As a child, I spent every waking moment not sucked away by school or chores with my nose in a book. If you asked anyone who knew me then, that’s probably the first thing they would say. I read when I was supposed to be studying at school, by putting a book under or between my schoolbooks. I read when I was supposed to be sleeping, with the old flashlight under the covers trick. I read while walking to school, may have bumped into a few trees, or mailboxes.

There was never enough time to read. I graduated from romances to Greek mythology, to the classics, to fantasy, to science fiction, and then to Stephen King, where I discovered that even better than a good story, was a good story with great characters. Oh, how I wanted to be part of the gang, hanging around the Barrens, fighting an evil clown, and the local bullies.

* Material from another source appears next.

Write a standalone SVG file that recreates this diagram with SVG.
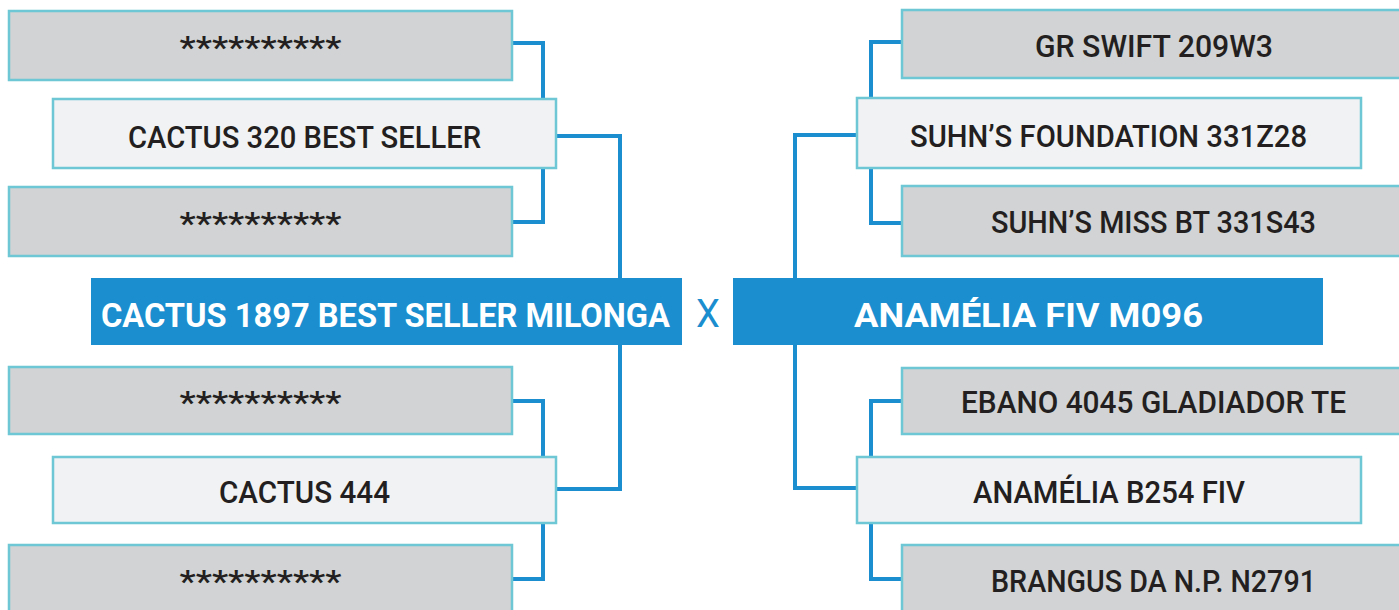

As a grownup on a bullet train to old age, all-night binges have been replaced with long lines at the grocery store, airport lounges, and waiting rooms. I’ll will run out of time before I come near to running out of books. If I chose to, I could select books to read strictly from my author friend circle and never run out of great reads. In fact, sometimes, I go on a tangent and do exactly that.

Then there are my long-time favorites, Stephen King, Walter Mosely, Harlen Coben, Kevin Obrien, and Danielle Steele, yes, I said Danielle Steele. I miss these authors after not reading them for a while. And finally, there are the list.

Every year around this time, I think you could safely call it the award season for books. List of books nominated for the best of are released. You can always count on the greats making an appearance on these lists. But I’m going to keep on ignoring them for books that speak directly to my bookworm’s heart.

Current read, in case you’re wondering, is a new author for me, that I’m happy to add to my favorite’s list. Magic City Blues, by Bobby Mathew. I can recommend this to you, if you enjoy a fast-paced, page turner, with the throwback feel of a classic PI novel.